Review your volunteer recognition ideas when:
- Your active volunteer count rises or falls meaningfully
- You add new volunteer roles or programs
- Your event format changes from informal gathering to formal awards event
- You start tracking service hours or milestone eligibility differently
- Prices change for plaques, certificates, gifts, catering, printing, or software
- You want to add a digital wall of fame or public honoree archive
- Retention, attendance, or volunteer satisfaction trends start slipping
A practical review cycle is once before your annual planning season and once after your main recognition event. At each review, ask:
- Which appreciation tactics were easy to sustain?
- Which ones looked good on paper but were hard to deliver?
- Which volunteer groups received too little recognition?
- Did public recognition feel meaningful or performative?
- What should be simplified, expanded, or dropped next year?

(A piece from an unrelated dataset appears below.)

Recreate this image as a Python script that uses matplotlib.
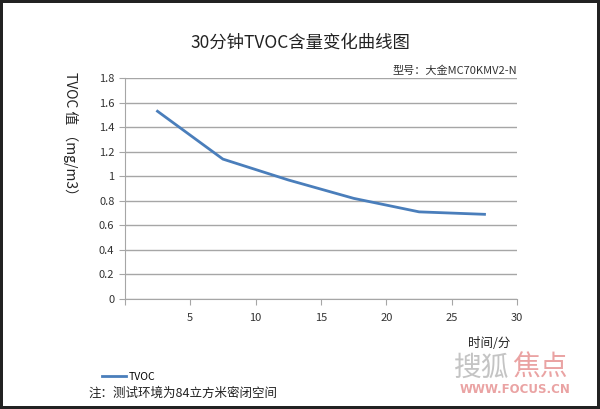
import numpy as np
from matplotlib import pyplot as plt
from matplotlib.ticker import FuncFormatter

plt.rcParams['font.family'] = ['Noto Sans CJK SC', 'DejaVu Sans']

# data
minutes = [2.5, 7.5, 12.5, 17.5, 22.5, 27.5]
tvoc = [1.53, 1.14, 0.97, 0.82, 0.71, 0.69]
x_ticks = [0, 5, 10, 15, 20, 25, 30]
y_ticks = [0, 0.2, 0.4, 0.6, 0.8, 1.0, 1.2, 1.4, 1.6, 1.8]

fig = plt.figure(figsize=(6, 4.09), dpi=100, facecolor='white',
                 edgecolor='#222222', linewidth=3)
ax = fig.add_axes([0.208, 0.269, 0.654, 0.540])

ax.plot(minutes, tvoc, color='#4a7ebb', lw=2, label='TVOC')

ax.set_xlim(0, 30)
ax.set_ylim(0, 1.8)
ax.set_xticks(x_ticks)
ax.set_xticklabels([''] + [str(t) for t in x_ticks[1:]])
ax.set_yticks(y_ticks)
ax.yaxis.set_major_formatter(FuncFormatter(lambda v, p: '{:g}'.format(round(v, 1))))
ax.grid(axis='y', color='#a6a6a6', lw=1)
ax.set_axisbelow(True)
for s in ['top', 'right']:
    ax.spines[s].set_visible(False)
for s in ['left', 'bottom']:
    ax.spines[s].set_color('#a6a6a6')
ax.tick_params(axis='both', colors='#a6a6a6', labelcolor='#333333',
               labelsize=8, length=4, direction='out')
ax.tick_params(axis='x', pad=6)

fig.text(0.5, 0.895, '30分钟TVOC含量变化曲线图', ha='center', va='center',
         fontsize=12.5, color='#222222')
ax.text(1.0, 1.01, '型号：大金MC70KMV2-N', transform=ax.transAxes,
        ha='right', va='bottom', fontsize=8, color='#333333')
fig.text(0.117, 0.665, 'TVOC 值 （mg/m3）', rotation=270, ha='center', va='center',
         fontsize=10, color='#222222')
fig.text(0.815, 0.16, '时间/分', ha='center', va='center', fontsize=9, color='#222222')

# legend and note
leg = fig.legend(loc='center left', bbox_to_anchor=(0.155, 0.078), frameon=False,
                 fontsize=7.5, handlelength=2.3, handletextpad=0.2)
fig.text(0.147, 0.038, '注：测试环境为84立方米密闭空间', ha='left', va='center',
         fontsize=9, color='#222222')

# watermark
fig.text(0.757, 0.1, '搜狐', ha='left', va='center', fontsize=20, color='#c4c4c4')
fig.text(0.853, 0.1, '焦点', ha='left', va='center', fontsize=20, color='#eaa3a3')
fig.text(0.858, 0.048, 'WWW.FOCUS.CN', ha='center', va='center', fontsize=8.5,
         color='#eaa3a3', family='DejaVu Sans', fontweight='bold')

fig.savefig('out.png', dpi=100)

Then create a short action list:
- Keep one low-effort tactic that volunteers clearly notice
- Upgrade one milestone moment that feels underdeveloped
- Clarify one award category or nomination rule
- Track one retention metric for the next cycle
- Price one new format, such as certificates, plaques, or wall of fame software
If you are deciding between recognition channels, compare the format to the purpose. A certificate may work for broad participation. A plaque may suit major service milestones. A digital wall of fame may be best when you want recognition to stay visible year-round and become part of your nonprofit's public story.
The key is not to make volunteer recognition bigger every year. The key is to make it more consistent, more credible, and easier to maintain. When your nonprofit can estimate the effort behind each recognition tactic, you are far more likely to build a program that volunteers actually feel and staff can actually sustain.